Cependant, cette augmentation des salaires ne devrait pas engendrer de spirale inflationniste. En effet, si le Smic progresse de façon dynamique du fait de son indexation à l’inflation, les autres indicateurs de salaire plus agrégés (salaires négociés, SMB et SMPT) connaissent des progressions plus limitées. Les salaires ne sont en général plus indexés sur l’inflation à la différence de ce qui prévalait dans les années 1970 et ne répercutent donc que partiellement la dynamique de l’inflation. De plus, à la différence de celle de cette époque, la politique monétaire actuelle contribue à ancrer les anticipations d’inflation et les négociations salariales sur un horizon au-delà du court terme.

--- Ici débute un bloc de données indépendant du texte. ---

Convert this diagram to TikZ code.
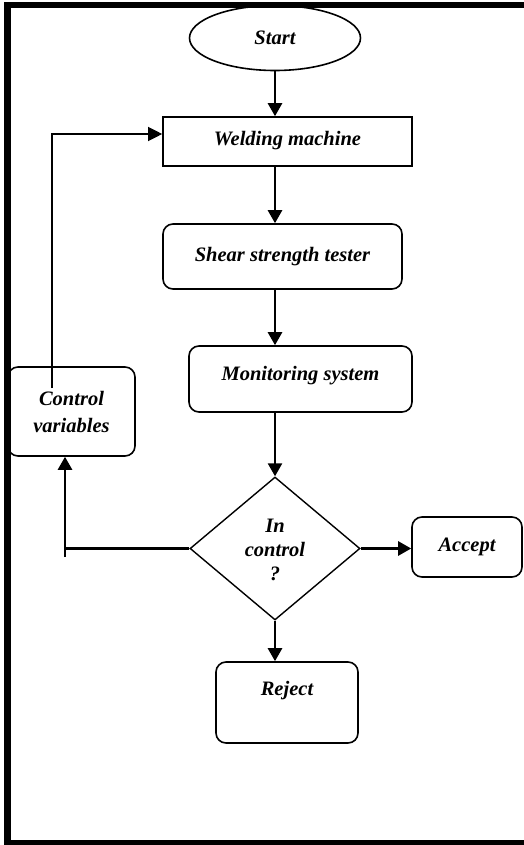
\documentclass[tikz,border=0pt]{standalone}
\usepackage{fontspec}
\setmainfont{Liberation Serif}
\usetikzlibrary{arrows.meta,shapes.geometric}

\tikzset{
  box/.style={draw, line width=1.6pt, text height=14pt, text depth=5pt},
  rbox/.style={box, rounded corners=10pt},
  flow/.style={line width=2.5pt, -{Triangle[length=13pt,width=14pt]}},
  plain/.style={line width=2.5pt},
  fb/.style={line width=1.2pt, -{Triangle[length=14pt,width=14pt]}},
}

\begin{document}
\begin{tikzpicture}[x=1pt,y=-1pt,
    font=\fontsize{20.5}{25}\selectfont\bfseries\itshape]
  \useasboundingbox (0,0) rectangle (523,845);
  % outer frame
  \draw[line width=6.5pt] (540,5) -- (7.5,5) -- (7.5,843) -- (540,843);

  \coordinate (axis) at (275,0);
  \coordinate (stub) at (65,557);
  \coordinate (fbfoot) at (52,388);

  \node[ellipse, draw, line width=1.6pt, minimum width=171pt,
    minimum height=65pt] (start) at (275,38) {Start};
  \node[box, minimum width=249pt, minimum height=49pt]
    (weld) at (287.5,141.5) {Welding machine};
  \node[rbox, minimum width=239pt, minimum height=65pt]
    (shear) at (282.5,256.5) {Shear strength tester};
  \node[rbox, minimum width=223pt, minimum height=66pt, text depth=11pt]
    (mon) at (300.5,379) {Monitoring system};
  \node[draw, line width=1.6pt, rounded corners=10pt, minimum width=127pt,
    minimum height=89pt, align=center,
    font=\fontsize{20.5}{27}\selectfont\bfseries\itshape]
    (ctrl) at (71.5,411.5) {Control\\variables};
  \node[diamond, draw, line width=1.4pt, minimum width=170pt,
    minimum height=143pt, inner sep=0pt, align=center,
    font=\fontsize{20.5}{24}\selectfont\bfseries\itshape]
    (dia) at (275,548.5) {\strut In\\control\\?};
  \node[rbox, minimum width=110pt, minimum height=60pt]
    (acc) at (467,547) {Accept};
  \node[rbox, minimum width=142pt, minimum height=81pt, text depth=29pt]
    (rej) at (287,702.5) {Reject};

  \draw[flow] (start.south) -- (start.south |- weld.north);
  \draw[flow] (axis |- weld.south) -- (axis |- shear.north);
  \draw[flow] (axis |- shear.south) -- (axis |- mon.north);
  \draw[flow] (axis |- mon.south) -- (dia.north);
  \draw[flow] (dia.east) -- (dia.east -| acc.west);
  \draw[flow] (dia.south) -- (dia.south |- rej.north);
  \draw[plain] (dia.west) -- (dia.west -| stub);
  \draw[flow] (stub) -- (stub |- ctrl.south);
  \draw[fb] (fbfoot) |- ([yshift=7.5pt]weld.west);
\end{tikzpicture}
\end{document}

Les augmentations de salaire auraient un impact différencié sur les composantes de l’inflation et retardé par rapport au choc initial sur les prix de l’énergie. Les composantes de l’inflation hors services (alimentation, biens industriels et énergétiques) dépendent en effet davantage de facteurs externes tels que les tensions sur les prix des matières premières ou sur les chaînes d’approvisionnement, alors que l’indice des prix à la consommation harmonisé (IPCH) services est la composante de l’inflation la plus influencée par l’accélération des salaires, car elle englobe des secteurs riches en main-d’œuvre et plus sensibles aux dynamiques salariales. À mesure que les tensions sur les prix des matières premières et sur les chaînes d’approvisionnement s’apaiseraient dans les trimestres à venir, les pressions inflationnistes se réduiraient sur les composantes de l’IPCH hors services, ce qui permettrait, toutes choses égales par ailleurs, une réduction de l’inflation totale. Cela ne nourrirait alors plus autant la croissance mécanique du Smic et contribuerait à ralentir la dynamique des salaires négociés dans les branches.
Enfin, ce repli de l’inflation se traduirait dans l’ensemble des négociations salariales au niveau des entreprises et dans la dynamique du SMPT. Après son pic du troisième trimestre 2023, le glissement annuel du SMPT diminuerait progressivement pour atteindre un rythme un peu supérieur à 3 % fin 2025, entraînant dans son sillage l’IPCH services, la dernière composante à voir son taux d’inflation diminuer sur notre horizon de projection, ce qui conforterait alors la baisse de l’indicateur important qu’est l’inflation hors énergie et alimentation.